Using Finite Element Simulation to Optimize the Heat Treatment of Tire Protection Chains

Abstract

The heat treatment of tire protection chains has a major influence on the final product because the high local stresses that arise during quenching may lead to material failure, i.e., quench cracks. The investigations presented in this paper aim at the identification of critical areas in the design of a tire chain link made of 50CrV4 (DIN 1.8159) steel. Parametric studies were conducted by means of finite element (FE) simulation. The FE model enables the calculation of the stress evolution in the chain link during heat treatment. The position of the cracks produced in laboratory quench experiments coincided with the position where the FE simulation model predicted the maximum tensile stress at the end of the quench. Hence, geometry optimization of the chain links is now possible by means of parametric FE studies aiming to minimize these tensile stresses.
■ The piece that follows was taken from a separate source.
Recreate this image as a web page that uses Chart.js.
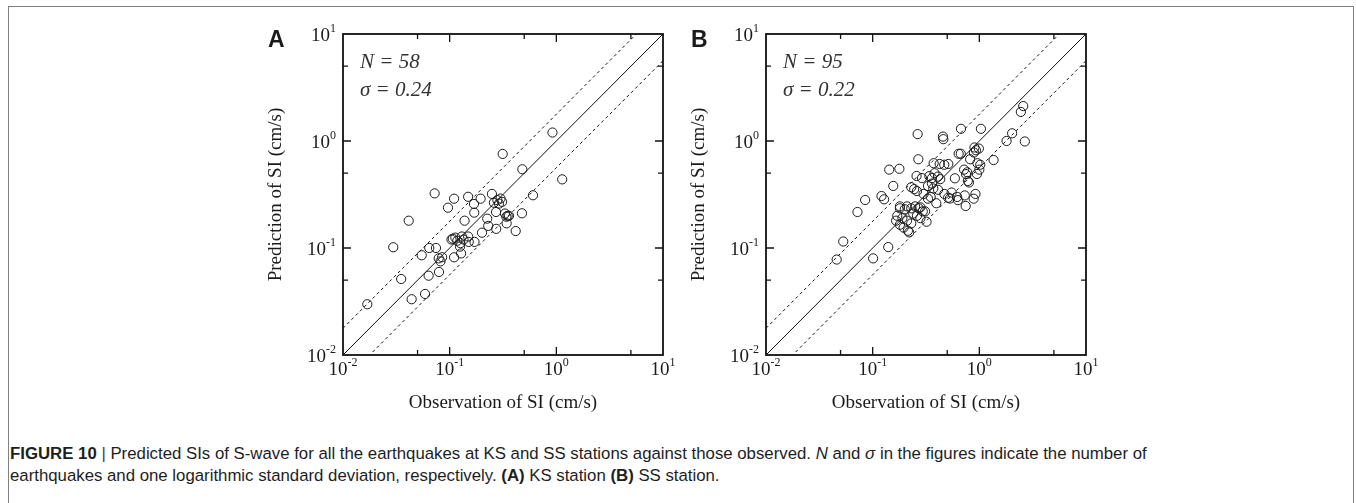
<!DOCTYPE html>
<html>
<head>
<meta charset="utf-8">
<script src="https://cdn.jsdelivr.net/npm/chart.js@4.4.1/dist/chart.umd.min.js"></script>
<style>
  body { margin: 0; background: #fff; width: 1356px; height: 503px; overflow: hidden; position: relative; }
  #frame { position: absolute; left: 8px; top: 6px; width: 1344px; height: 520px; border: 1px solid #808080; border-bottom: none; }
  .panel { position: absolute; top: 0; }
  #caption { position: absolute; left: 10px; top: 443px; font-family: "Liberation Sans", Arial, sans-serif; font-size: 16.8px; line-height: 22px; color: #1e1e1e; white-space: nowrap; }
  #caption .bar { color: #444; }
</style>
</head>
<body>
<div id="frame"></div>
<canvas id="chartA" class="panel" width="460" height="420" style="left:230px"></canvas>
<canvas id="chartB" class="panel" width="460" height="420" style="left:653px"></canvas>
<div id="caption">
  <div><b>FIGURE 10</b> <span class="bar">|</span> Predicted SIs of S-wave for all the earthquakes at KS and SS stations against those observed. <i>N</i> and <i>σ</i> in the figures indicate the number of</div>
  <div>earthquakes and one logarithmic standard deviation, respectively. <b>(A)</b> KS station <b>(B)</b> SS station.</div>
</div>
<script>
const obsA = [0.92, 0.314, 0.48, 1.135, 0.0723, 0.110, 0.0964, 0.149, 0.195, 0.169,
    0.170, 0.249, 0.30, 0.29, 0.31, 0.28, 0.26, 0.0413, 0.138, 0.272,
    0.225, 0.34, 0.33, 0.36, 0.476, 0.604, 0.342, 0.273, 0.416, 0.201,
    0.230, 0.107, 0.113, 0.118, 0.104, 0.149, 0.130, 0.126, 0.151, 0.171,
    0.0644, 0.0744, 0.0296, 0.0547, 0.079, 0.082, 0.085, 0.110, 0.128, 0.125,
    0.0351, 0.0635, 0.0794, 0.044, 0.0588, 0.0169, 0.35, 0.135];
const predA = [1.20, 0.757, 0.544, 0.438, 0.324, 0.289, 0.238, 0.301, 0.289, 0.258,
    0.214, 0.320, 0.29, 0.26, 0.27, 0.28, 0.265, 0.180, 0.180, 0.217,
    0.188, 0.196, 0.21, 0.20, 0.211, 0.311, 0.170, 0.151, 0.144, 0.139,
    0.161, 0.122, 0.125, 0.117, 0.120, 0.128, 0.128, 0.111, 0.114, 0.114,
    0.100, 0.100, 0.1016, 0.0855, 0.080, 0.075, 0.082, 0.0818, 0.089, 0.103,
    0.0513, 0.0551, 0.0597, 0.0332, 0.0372, 0.0298, 0.20, 0.120];

const obsB = [0.046, 0.053, 0.072, 0.085, 0.101, 0.121, 0.128, 0.143, 0.178, 0.140,
    0.156, 0.264, 0.456, 0.46, 0.673, 1.035, 2.03, 1.80, 2.67, 2.58,
    2.45, 1.36, 0.90, 0.93, 0.89, 0.268, 0.64, 0.67, 0.82, 0.373,
    0.425, 0.469, 0.512, 0.96, 1.02, 0.72, 0.77, 0.75, 0.59, 0.95,
    0.258, 0.34, 0.36, 0.41, 0.43, 0.78, 0.80, 0.23, 0.245, 0.26,
    0.33, 0.37, 0.41, 0.30, 0.33, 0.51, 0.53, 0.63, 0.73, 0.62,
    0.92, 0.885, 0.745, 0.395, 0.18, 0.20, 0.21, 0.23, 0.25, 0.27,
    0.295, 0.24, 0.26, 0.28, 0.32, 0.166, 0.18, 0.195, 0.214, 0.22,
    0.18, 0.17, 0.19, 0.21, 0.23, 0.28, 0.31, 0.35, 0.47, 0.55,
    0.29, 0.38, 0.99, 1.0, 0.36];
const predB = [0.078, 0.115, 0.217, 0.281, 0.080, 0.306, 0.285, 0.540, 0.550, 0.102,
    0.380, 1.16, 1.10, 1.04, 1.30, 1.30, 1.18, 1.00, 0.99, 2.12,
    1.87, 0.664, 0.87, 0.82, 0.78, 0.675, 0.76, 0.76, 0.675, 0.62,
    0.61, 0.60, 0.61, 0.62, 0.60, 0.54, 0.51, 0.49, 0.448, 0.492,
    0.471, 0.47, 0.45, 0.465, 0.44, 0.423, 0.41, 0.37, 0.355, 0.34,
    0.38, 0.36, 0.35, 0.32, 0.289, 0.295, 0.29, 0.28, 0.31, 0.30,
    0.32, 0.289, 0.247, 0.262, 0.245, 0.23, 0.245, 0.235, 0.245, 0.235,
    0.22, 0.21, 0.20, 0.19, 0.176, 0.18, 0.165, 0.155, 0.145, 0.14,
    0.235, 0.20, 0.19, 0.18, 0.17, 0.24, 0.22, 0.30, 0.32, 0.33,
    0.45, 0.50, 0.85, 0.54, 0.40];

const tickValues = [0.01, 0.1, 1, 10];
const tickExponents = ['-2', '-1', '0', '1'];
const minorTickValues = [0.05, 0.5, 5];
const panelLetters = ['A', 'B'];
const sampleCounts = ['58', '95'];
const sigmaLabels = ['0.24', '0.22'];
const bandOffset = [0.25, 0.25];   // log10 distance of the dashed lines
const xTitle = 'Observation of SI (cm/s)';
const yTitle = 'Prediction of SI (cm/s)';

const SERIF = '"Liberation Serif", "Times New Roman", serif';

function drawPower(ctx, exp, x, y, align) {
    // "10" with a raised exponent, y is the baseline of the digits
    ctx.font = '19px ' + SERIF;
    const wBase = ctx.measureText('10').width;
    ctx.font = '12px ' + SERIF;
    const wExp = ctx.measureText(exp).width;
    let start = align === 'right' ? x - wBase - wExp : x - (wBase + wExp) / 2;
    ctx.textAlign = 'left';
    ctx.textBaseline = 'alphabetic';
    ctx.font = '19px ' + SERIF;
    ctx.fillText('10', start, y);
    ctx.font = '12px ' + SERIF;
    ctx.fillText(exp, start + wBase, y - 9);
}

const frameAxes = {
    id: 'frameAxes',
    afterDraw(chart, args, opts) {
        const { ctx, chartArea: a, scales } = chart;
        const i = opts.index;
        ctx.save();
        ctx.strokeStyle = '#111';
        ctx.fillStyle = '#1a1a1a';

        // box
        ctx.lineWidth = 1.8;
        ctx.strokeRect(a.left, a.top, a.right - a.left, a.bottom - a.top);

        // inward ticks on all four sides
        ctx.lineWidth = 1.3;
        const mark = (vals, len) => {
            vals.forEach(v => {
                const px = scales.x.getPixelForValue(v);
                const py = scales.y.getPixelForValue(v);
                ctx.beginPath();
                ctx.moveTo(px, a.bottom); ctx.lineTo(px, a.bottom - len);
                ctx.moveTo(px, a.top); ctx.lineTo(px, a.top + len);
                ctx.moveTo(a.left, py); ctx.lineTo(a.left + len, py);
                ctx.moveTo(a.right, py); ctx.lineTo(a.right - len, py);
                ctx.stroke();
            });
        };
        mark(tickValues.slice(1, -1), 8);
        mark(minorTickValues, 5);

        // tick labels
        tickValues.forEach((v, k) => {
            const px = scales.x.getPixelForValue(v);
            const py = scales.y.getPixelForValue(v);
            drawPower(ctx, tickExponents[k], px, a.bottom + 20, 'center');
            drawPower(ctx, tickExponents[k], a.left - 7, py + 7, 'right');
        });

        // axis titles
        ctx.font = '19px ' + SERIF;
        ctx.textAlign = 'center';
        ctx.textBaseline = 'alphabetic';
        ctx.fillText(xTitle, (a.left + a.right) / 2, a.bottom + 53);
        ctx.save();
        ctx.translate(a.left - 62, (a.top + a.bottom) / 2);
        ctx.rotate(-Math.PI / 2);
        ctx.fillText(yTitle, 0, 0);
        ctx.restore();

        // panel letter
        ctx.font = 'bold 23px "Liberation Sans", Arial, sans-serif';
        ctx.textAlign = 'left';
        ctx.fillText(panelLetters[i], a.left - 75, a.top + 13);

        // N and sigma
        ctx.font = 'italic 21px ' + SERIF;
        ctx.fillStyle = '#333';
        ctx.fillText('N = ' + sampleCounts[i], a.left + 17, a.top + 34);
        ctx.fillText('σ = ' + sigmaLabels[i], a.left + 17, a.top + 62);
        ctx.restore();
    }
};

function makePanel(canvasId, i, obs, pred) {
    const f = Math.pow(10, bandOffset[i]);
    const points = obs.map((x, k) => ({ x: x, y: pred[k] }));
    const lineStyle = { type: 'line', borderColor: '#111', borderWidth: 1, pointRadius: 0, fill: false };
    return new Chart(document.getElementById(canvasId), {
        type: 'scatter',
        data: {
            datasets: [
                { data: points, pointRadius: 4.6, pointHoverRadius: 4.6, borderColor: '#1a1a1a',
                  borderWidth: 1, backgroundColor: 'rgba(0,0,0,0)' },
                Object.assign({ data: [{ x: 0.01, y: 0.01 }, { x: 10, y: 10 }] }, lineStyle),
                Object.assign({ data: [{ x: 0.01, y: 0.01 * f }, { x: 10, y: 10 * f }], borderDash: [3, 3] }, lineStyle),
                Object.assign({ data: [{ x: 0.01, y: 0.01 / f }, { x: 10, y: 10 / f }], borderDash: [3, 3] }, lineStyle)
            ]
        },
        options: {
            responsive: false,
            animation: false,
            devicePixelRatio: 1,
            layout: { padding: { left: 113, right: 27, top: 34, bottom: 65 } },
            scales: {
                x: { type: 'logarithmic', min: 0.01, max: 10, display: false },
                y: { type: 'logarithmic', min: 0.01, max: 10, display: false }
            },
            plugins: {
                legend: { display: false },
                tooltip: { enabled: false },
                frameAxes: { index: i }
            }
        },
        plugins: [frameAxes]
    });
}

makePanel('chartA', 0, obsA, predA);
makePanel('chartB', 1, obsB, predB);
</script>
</body>
</html>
To identify the influence of the various input parameters on the calculated stress evolution during the quenching, a sensitivity analysis was performed. The influence of the mesh size, the heat transfer at the surface, and the thermo-mechanical properties of the material phases on the stress calculation was evaluated and trends were identified. Temperature measurements during quenching experiments were used to determine the heat transfer parameters. X-ray residual stress measurements on pre-defined positions after an instrumented laboratory quenching were used to validate the simulation results.